Most helpful positive review
8 of 8 people found the following review helpful
on 28 April 2011
This is a raw account of wickedness and brutality visited on a 12 year old girl and her cousins during the (un)civil war in Sierra Leone. How she was able to recover from this is hard to understand. All the more horrifying when we discover that the 'soldiers' who maimed her and killed and maimed many others in her village were 'child' soldiers. Similar age to herself, but fired by drugs and evil. Many years ago I crossed the land border from Zaire into Uganda during an overland journey and was very nervous not to catch the eye of any of the Ugandan boy-soldier border guards who searched our truck.
This account from Sierra Leone shows just how easily the shell of civilisation is shattered and people act out unimaginable wickedness against their follow men. The depths of depravity seem fathomless. That Mariatu survived all that was visited upon her is thanks to the intervention and help of strangers and her extended family.

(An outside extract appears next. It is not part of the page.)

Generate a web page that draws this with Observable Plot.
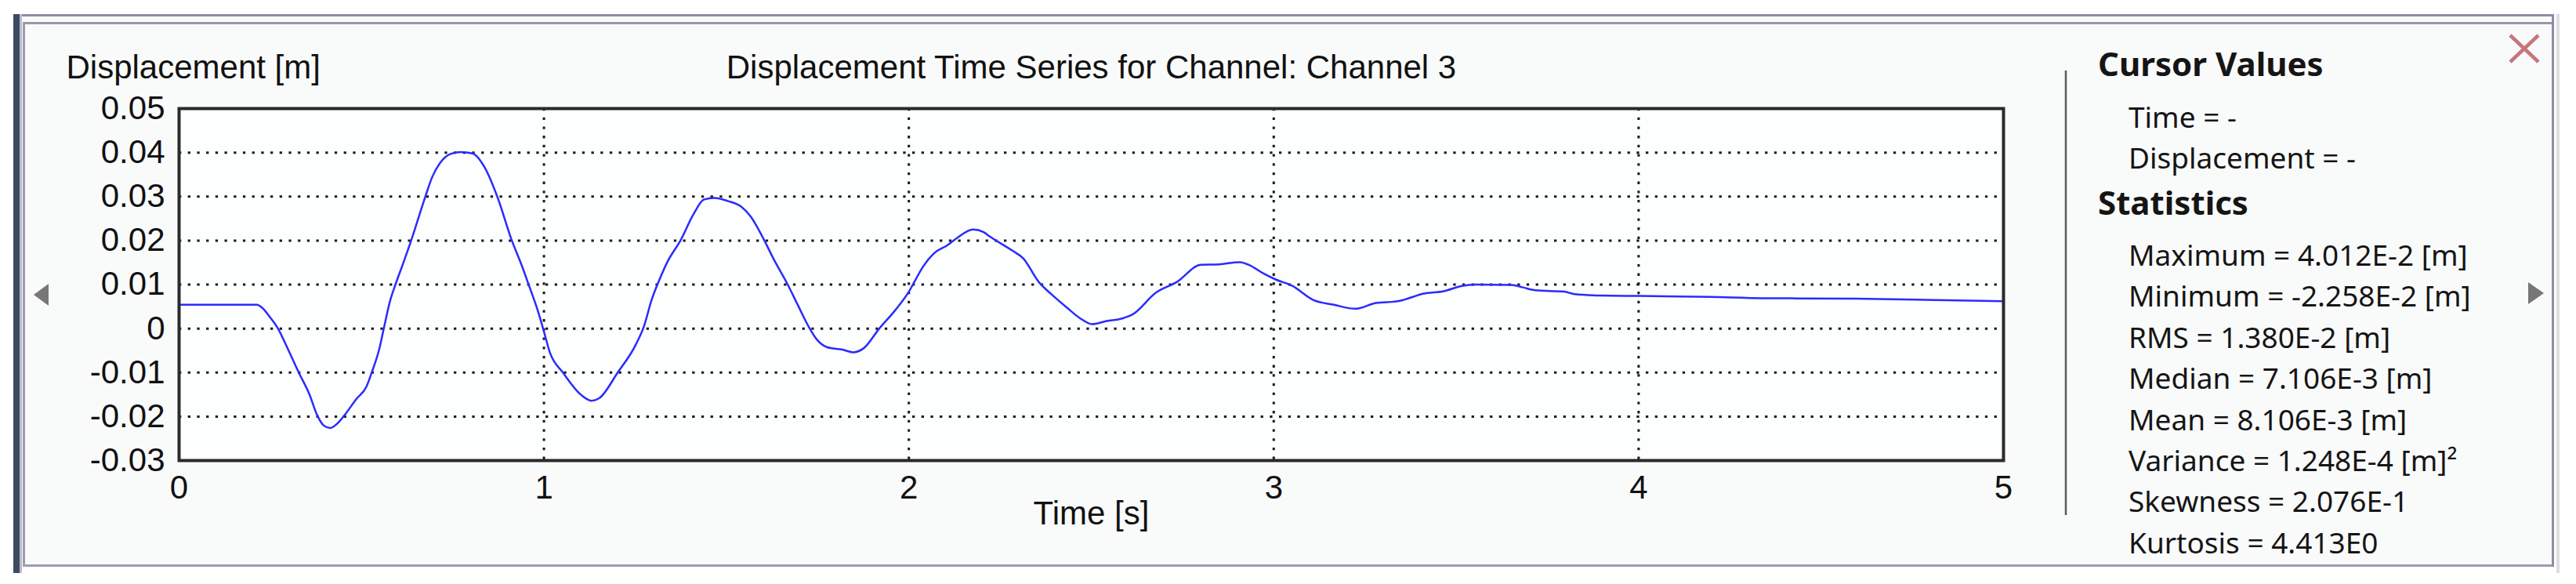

The story is told in very simple language which makes it all the more vivid with one caveat. The North Americanisms with which it is peppered do not ring true. Phrases and metaphors used grate and detract from the simplicity of the story. I suppose some of this was inevitable as the co-author Susan McClelland is a Canadian journalist and so the story comes to us through two pairs of eyes. I just wish an editor had intervened to ensure that the authentic voice of Mariatu Kamara was more dominant throughout.